Personal information
- Nationality: Australian
- Born: 26 July 1961 (age 65) Adelaide, Australia

Sport
- Sport: Rowing
- Club: Port Adelaide Rowing Club

Achievements and titles
- Olympic finals: Quad scull Seoul 1988
- National finals: President's Cup 1986-88.

Medal record
Men's rowing
Representing Australia
Commonwealth Games
| Silver medal – second place | 1986 Edinburgh | Double scull |

= Brenton Terrell =

Australian rower (born 1961)

Brenton Terrell (born 26 July 1961) is an Australian former representative rower. He is an Australian national champion in the single scull, an Olympian and a Commonwealth Games silver medallist.

==Club and state rowing==
A South Australian, Terrell's senior sculling was from the Port Adelaide Rowing Club.
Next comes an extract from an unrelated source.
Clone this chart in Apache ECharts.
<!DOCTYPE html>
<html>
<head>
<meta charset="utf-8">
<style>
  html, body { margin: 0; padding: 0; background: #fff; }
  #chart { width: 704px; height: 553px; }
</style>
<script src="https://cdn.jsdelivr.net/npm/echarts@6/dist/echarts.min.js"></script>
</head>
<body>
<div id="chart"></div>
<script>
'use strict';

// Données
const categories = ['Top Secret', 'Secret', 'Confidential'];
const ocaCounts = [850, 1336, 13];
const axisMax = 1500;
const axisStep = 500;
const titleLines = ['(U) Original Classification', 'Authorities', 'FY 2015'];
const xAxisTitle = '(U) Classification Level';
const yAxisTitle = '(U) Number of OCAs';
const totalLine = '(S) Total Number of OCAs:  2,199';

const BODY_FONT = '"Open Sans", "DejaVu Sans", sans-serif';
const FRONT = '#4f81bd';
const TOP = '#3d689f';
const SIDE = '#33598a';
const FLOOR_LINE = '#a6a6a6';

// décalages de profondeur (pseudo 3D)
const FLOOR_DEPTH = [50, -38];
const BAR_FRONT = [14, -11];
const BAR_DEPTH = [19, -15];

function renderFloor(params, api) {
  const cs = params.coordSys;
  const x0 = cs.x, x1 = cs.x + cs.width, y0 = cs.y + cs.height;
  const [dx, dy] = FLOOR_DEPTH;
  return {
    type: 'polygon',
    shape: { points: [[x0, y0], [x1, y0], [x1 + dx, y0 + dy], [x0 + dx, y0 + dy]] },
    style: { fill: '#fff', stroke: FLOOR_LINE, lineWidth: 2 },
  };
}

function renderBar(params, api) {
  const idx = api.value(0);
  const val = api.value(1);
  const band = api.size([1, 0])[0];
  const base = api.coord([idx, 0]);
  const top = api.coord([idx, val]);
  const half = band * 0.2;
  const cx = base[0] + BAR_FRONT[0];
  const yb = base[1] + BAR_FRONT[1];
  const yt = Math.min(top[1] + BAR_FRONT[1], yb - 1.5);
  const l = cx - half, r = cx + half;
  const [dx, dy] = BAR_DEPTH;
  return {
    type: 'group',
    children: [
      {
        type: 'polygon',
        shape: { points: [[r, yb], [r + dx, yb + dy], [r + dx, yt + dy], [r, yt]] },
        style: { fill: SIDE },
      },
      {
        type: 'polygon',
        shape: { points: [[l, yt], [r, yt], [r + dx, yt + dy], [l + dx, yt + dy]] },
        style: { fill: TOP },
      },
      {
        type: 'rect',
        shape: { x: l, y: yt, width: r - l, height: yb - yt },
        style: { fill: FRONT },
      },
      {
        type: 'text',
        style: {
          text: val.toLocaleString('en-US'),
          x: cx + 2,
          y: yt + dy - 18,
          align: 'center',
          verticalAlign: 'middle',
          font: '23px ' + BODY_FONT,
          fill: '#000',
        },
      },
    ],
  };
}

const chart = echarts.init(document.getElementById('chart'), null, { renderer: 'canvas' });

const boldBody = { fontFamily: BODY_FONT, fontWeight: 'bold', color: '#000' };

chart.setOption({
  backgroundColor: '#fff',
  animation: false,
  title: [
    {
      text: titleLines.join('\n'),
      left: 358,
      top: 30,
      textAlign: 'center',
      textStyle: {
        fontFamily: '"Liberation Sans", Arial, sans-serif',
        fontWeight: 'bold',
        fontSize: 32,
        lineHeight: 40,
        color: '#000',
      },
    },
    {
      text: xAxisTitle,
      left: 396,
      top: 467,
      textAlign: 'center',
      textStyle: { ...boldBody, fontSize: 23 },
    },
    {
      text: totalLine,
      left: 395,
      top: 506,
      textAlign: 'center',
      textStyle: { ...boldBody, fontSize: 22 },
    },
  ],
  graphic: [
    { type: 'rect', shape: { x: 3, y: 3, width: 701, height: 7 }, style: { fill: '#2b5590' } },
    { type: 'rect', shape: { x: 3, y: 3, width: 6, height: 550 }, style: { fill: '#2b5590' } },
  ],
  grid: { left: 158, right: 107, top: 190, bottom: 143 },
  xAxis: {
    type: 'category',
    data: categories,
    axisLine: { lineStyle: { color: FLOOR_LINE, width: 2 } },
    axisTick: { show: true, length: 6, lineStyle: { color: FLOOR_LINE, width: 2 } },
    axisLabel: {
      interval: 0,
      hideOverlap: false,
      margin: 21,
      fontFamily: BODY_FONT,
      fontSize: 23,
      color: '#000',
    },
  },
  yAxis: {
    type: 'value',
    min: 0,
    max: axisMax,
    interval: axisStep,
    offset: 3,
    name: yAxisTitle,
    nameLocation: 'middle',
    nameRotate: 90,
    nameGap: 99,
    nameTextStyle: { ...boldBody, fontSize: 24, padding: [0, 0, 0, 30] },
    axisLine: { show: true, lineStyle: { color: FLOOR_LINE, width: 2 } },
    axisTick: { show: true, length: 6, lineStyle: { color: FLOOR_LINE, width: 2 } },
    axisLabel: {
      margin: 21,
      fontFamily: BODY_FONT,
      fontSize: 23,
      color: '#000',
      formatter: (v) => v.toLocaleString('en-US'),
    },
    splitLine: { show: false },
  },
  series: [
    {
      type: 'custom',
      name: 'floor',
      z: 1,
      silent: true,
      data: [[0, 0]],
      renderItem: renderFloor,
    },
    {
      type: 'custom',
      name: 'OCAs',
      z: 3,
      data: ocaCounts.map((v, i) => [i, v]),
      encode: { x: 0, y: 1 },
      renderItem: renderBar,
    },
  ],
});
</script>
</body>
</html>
In Port Adelaide colours Terrell contested a number of national titles at Australian Rowing Championships in the 1980s. He won two silvers and a bronze across the three men's senior sculling events at the 1985 Championships, silver in both the double and quad scull in 1986, bronze in the double-scull in 1987 and silver in all three sculling events at the 1988 Australian Championships.

Terrell first made state selection for South Australia in 1986 when picked to race for the President's Cup - the interstate single scull championship at the Interstate Regatta within the Australian Rowing Championships. He placed fifth that year. He made two further President's Cup appearances for South Australia placing third in 1987, and winning the event and a national title in 1988. He is one of only three South Australians to win the Australian men's interstate single sculling championship.

==International representative rowing==
Terrell first won national selection for Australia when picked as the single-scull entrant for the 1985 World Rowing Championships on Hazelwinkel. He was knocked out in the repechage and did not made the B final for an overall placing. At the 1986 Commonwealth Games rowing in the men's double sculls with Paul Reedy, Terrell won a silver medal.

Australia qualified a boat for the men's quadruple sculls event at the 1988 Summer Olympics. The former lightweight world champion Peter Antonie stroked the crew, completed by Australia's three top scullers of the mid-1980s Paul Reedy, Richard Powell and Terrell. Their fifth placing in the Olympic A final was impressive given Australia's lack of consistent success in heavyweight sculling in the world regattas of that time.

==Coaching career==
Following retirement from competitive rowing, Brenton has coached many crews. Notable achievements include:

- 2007 Australian U23 women's Quad scull - 2007 U23 World Championships silver medal
- 2008 Australian U23 women's Quad scull - 2008 U23 World Championships bronze medal
- 2016 Adelaide University Boat Club intervarsity senior 8+ - 2016 Australian University Championships winners Oxford and Cambridge Cup.